Today I can say, I am no longer a victim of my abuse. I am a survivor. Just four short years ago I would never have had the courage to out about this most sensitive and taboo subject. But now I feel compelled to do so.
I started my healing journey 4 years ago when I first revealed to my best friend that I had been “molested” as a child. I didn’t share any details at the time and I didn’t tell her by whom. That prompted me to write the first poem of my book, The Monster’s Game. I had no idea that it was going to be a book at the time.
About that same time, I found an online support group through dailystrength.org. I found a forum there for incest survivors. I slowly began sharing my story and listening to the stories of 100’s of others who had similar experiences. I felt such relief to have someone to talk to that truly understood what I had gone through and the feelings that I was having about it. After almost 50 years of silence, I finally had a voice. For the next year, I began writing poetry about every topic of abuse that I thought of. Some were memories from my childhood, some about the feelings of shame and wanting to be dead and some about the stories that were being shared with me online. As I shared these poems with my new friends, I was encouraged to put them in a book. I thought it was silly at first, but I just kept writing and then I started drawing pictures. I just couldn’t stop, It was all inside me and I was getting it out. I spent a year writing and crying and going through cycles of depression and anger.
Writing this book did a couple of things for me. It allowed me to say all the things that I felt but dared not tell anyone. It also forced me to look at the little girl within and acknowledge the pain that she had suffered. By reading what I had written, I was able to grieve for that little girl who lost her childhood and I was able to get angry at those that did that to her. I had never allowed myself to get angry about it before. Actually, I never allowed myself to feel anything about it. I would just stuff all those feelings down inside and pretend everything was just perfect. Another thing that writing did for me was to take the power away from the monsters and give me the authority to put the blame where it lies… with my abusers.

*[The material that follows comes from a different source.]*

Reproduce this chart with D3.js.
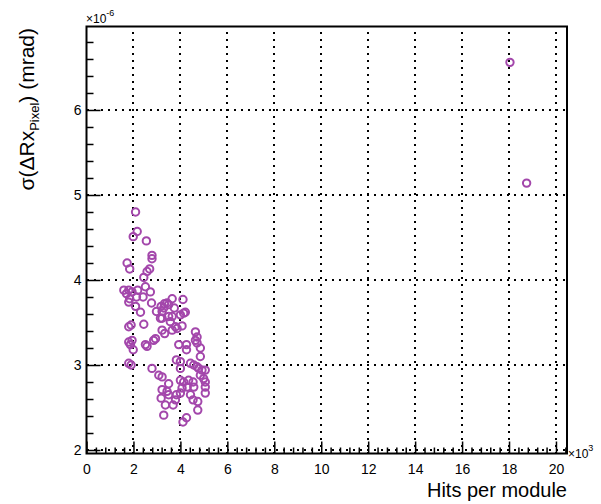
<!DOCTYPE html>
<html><head><meta charset="utf-8">
<script src="https://cdn.jsdelivr.net/npm/d3@7"></script>
<style>
body{margin:0;background:#fff;}
text{font-family:"Liberation Sans",Arial,Helvetica,sans-serif;fill:#000;}
</style></head>
<body>
<svg id="c" width="601" height="504"></svg>
<script>
// Hits per module (x10^3)
const hits = [2.09,2.16,1.99,2.55,2.79,2.79,1.73,1.84,2.69,2.58,2.44,2.51,1.59,1.80,1.70,1.94,2.18,2.13,1.84,2.41,
2.72,2.77,2.98,3.18,3.32,3.65,4.11,3.50,3.22,3.74,2.30,2.09,2.44,1.80,1.90,3.15,3.50,3.57,3.79,4.07,
4.14,4.00,3.33,1.94,2.94,4.64,4.71,1.80,3.43,3.29,4.21,3.65,3.22,3.22,3.65,3.86,4.64,4.71,1.80,1.99,
1.87,2.51,2.58,2.86,3.93,4.26,4.26,4.85,4.85,3.83,4.00,1.80,1.90,2.79,4.00,4.43,4.57,4.71,4.78,4.92,
5.06,4.85,4.99,5.06,5.06,5.06,3.08,3.22,3.50,4.00,4.14,4.35,4.54,4.57,4.29,4.07,4.00,3.83,3.22,3.18,
3.43,3.50,3.79,3.69,3.36,3.29,4.43,4.54,4.74,4.74,4.26,4.11,18.04,18.75];
// sigma (x10^-6)
const sigma = [4.80,4.57,4.51,4.46,4.29,4.25,4.20,4.13,4.13,4.10,4.03,3.92,3.88,3.88,3.84,3.86,3.88,3.80,3.78,3.80,
3.86,3.73,3.63,3.69,3.72,3.78,3.77,3.71,3.63,3.67,3.62,3.69,3.48,3.45,3.47,3.55,3.57,3.51,3.45,3.46,
3.61,3.59,3.37,3.29,3.31,3.39,3.33,3.74,3.73,3.67,3.62,3.57,3.55,3.41,3.41,3.43,3.29,3.26,3.27,3.18,
3.24,3.24,3.22,3.29,3.24,3.24,3.18,3.20,3.10,3.06,3.04,3.02,3.00,2.96,2.96,3.02,3.00,2.98,2.96,2.94,
2.94,2.88,2.84,2.80,2.74,2.67,2.88,2.86,2.78,2.82,2.80,2.82,2.80,2.74,2.74,2.73,2.67,2.65,2.71,2.61,
2.69,2.65,2.59,2.53,2.53,2.41,2.65,2.59,2.57,2.47,2.38,2.33,6.56,5.14];
const xTicks = [0,2,4,6,8,10,12,14,16,18,20];
const yTicks = [2,3,4,5,6];
const xTitle = "Hits per module";

const svg = d3.select("#c");
const L=86.5, R=567, T=26.5, B=453.5;
const x = d3.scaleLinear().domain([0,20.47]).range([L,R]);
const y = d3.scaleLinear().domain([1.959,6.982]).range([B,T]);

// grid
const grid = svg.append("g").attr("stroke","#000").attr("stroke-width",2)
  .attr("stroke-dasharray","2 5").attr("shape-rendering","crispEdges");
grid.selectAll(".gx").data(xTicks.filter(d=>d>0)).join("line")
  .attr("x1",d=>Math.round(x(d))).attr("x2",d=>Math.round(x(d))).attr("y1",B).attr("y2",T);
grid.selectAll(".gy").data(yTicks).join("line")
  .attr("x1",L).attr("x2",R).attr("y1",d=>Math.round(y(d))).attr("y2",d=>Math.round(y(d)));

// minor ticks
const xMinor = d3.range(0,20.5,0.4).map(v=>+v.toFixed(2)).filter(v=>xTicks.indexOf(v)<0 && v<=20.47);
const yMinor = d3.range(2,7,0.2).map(v=>+v.toFixed(2)).filter(v=>yTicks.indexOf(v)<0 && v<=6.98);

const xAxis = d3.axisBottom(x).tickValues(xTicks).tickSize(-12).tickPadding(20).tickFormat(d3.format("d"));
const gx = svg.append("g").attr("transform",`translate(0,${B})`).call(xAxis);
gx.select(".domain").remove();
gx.selectAll(".tick line").attr("stroke-width",1.5);
gx.selectAll("text").attr("font-size",14).attr("font-family","Liberation Sans, Arial, sans-serif").attr("dy","0");
const gxm = svg.append("g").attr("transform",`translate(0,${B})`).call(d3.axisBottom(x).tickValues(xMinor).tickSize(-6).tickFormat(""));
gxm.select(".domain").remove();
gxm.selectAll(".tick line").attr("stroke-width",1.5);

const yAxis = d3.axisLeft(y).tickValues(yTicks).tickSize(-14).tickPadding(5).tickFormat(d3.format("d"));
const gy = svg.append("g").attr("transform",`translate(${L},0)`).call(yAxis);
gy.select(".domain").remove();
gy.selectAll(".tick line").attr("stroke-width",1.5);
gy.selectAll("text").attr("font-size",14).attr("font-family","Liberation Sans, Arial, sans-serif");
const gym = svg.append("g").attr("transform",`translate(${L},0)`).call(d3.axisLeft(y).tickValues(yMinor).tickSize(-7).tickFormat(""));
gym.select(".domain").remove();
gym.selectAll(".tick line").attr("stroke-width",1.5);

// frame
svg.append("rect").attr("x",L).attr("y",T).attr("width",R-L).attr("height",B-T)
  .attr("fill","none").attr("stroke","#000").attr("stroke-width",2);

// points
svg.append("g").selectAll("circle").data(hits.map((h,i)=>[h,sigma[i]])).join("circle")
  .attr("cx",d=>x(d[0])).attr("cy",d=>y(d[1])).attr("r",3.7)
  .attr("fill","none").attr("stroke","#a347ab").attr("stroke-width",2);

// exponent labels
const e1 = svg.append("text").attr("x",86).attr("y",23).attr("font-size",12);
e1.append("tspan").text("×10");
e1.append("tspan").attr("font-size",9).attr("dy",-7).text("-6");
const e2 = svg.append("text").attr("x",568).attr("y",458).attr("font-size",12);
e2.append("tspan").text("×10");
e2.append("tspan").attr("font-size",9).attr("dy",-7).text("3");

// titles
svg.append("text").attr("x",R).attr("y",497).attr("text-anchor","end").attr("font-size",20).text(xTitle);
const yt = svg.append("text").attr("transform","translate(34,28) rotate(-90)").attr("text-anchor","end").attr("font-size",21);
yt.append("tspan").text("σ(ΔRx");
yt.append("tspan").attr("font-size",13).attr("dy",5).text("Pixel");
yt.append("tspan").attr("dy",-5).text(") (mrad)");
</script>
</body></html>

I realize now, that all those years that I “refused to let my abuse affect me,” it had affected me. It affected me greatly and even more as I got older. I had felt so alone for so long, even though I have the perfect loving husband and 2 great kids. I was prone to mild depression and thoughts of suicide often plagued me. While I often wanted to be dead, I didn’t really want to kill myself. But, if you talk to anyone about those kinds of feelings; they’d think you were crazy. I felt I was crazy. Everyone thought I had the perfect life, but I could never be completely happy. I always had that abuse weighing me down and giving me low self-esteem, self doubt and self hate. I never thought I deserved any of the good things that happened to me and therefore, always wondered when my world was suddenly going to come crashing down around me. Because this is how victims of abuse feel. Even though I can stand before you today and say with 100% certainty that no child is ever to blame for any act of abuse perpetrated upon them by an adult, I still have those moments where the child within has doubts. I know in my head that I’m not to blame and I couldn’t have stopped it, but it’s so ingrained in me that I’m not typical and I could have done something different. If I had told someone or said no…something…but I was powerless…as are all children who are preyed upon.
So now I challenge each of you to help stop child sexual abuse. How are we going to stop child sexual abuse? Start talking about it and stop sweeping the dirty little secrets under the rug. If you’re a victim, you don’t have to remain silent. I hear you and I feel your pain and you are not alone.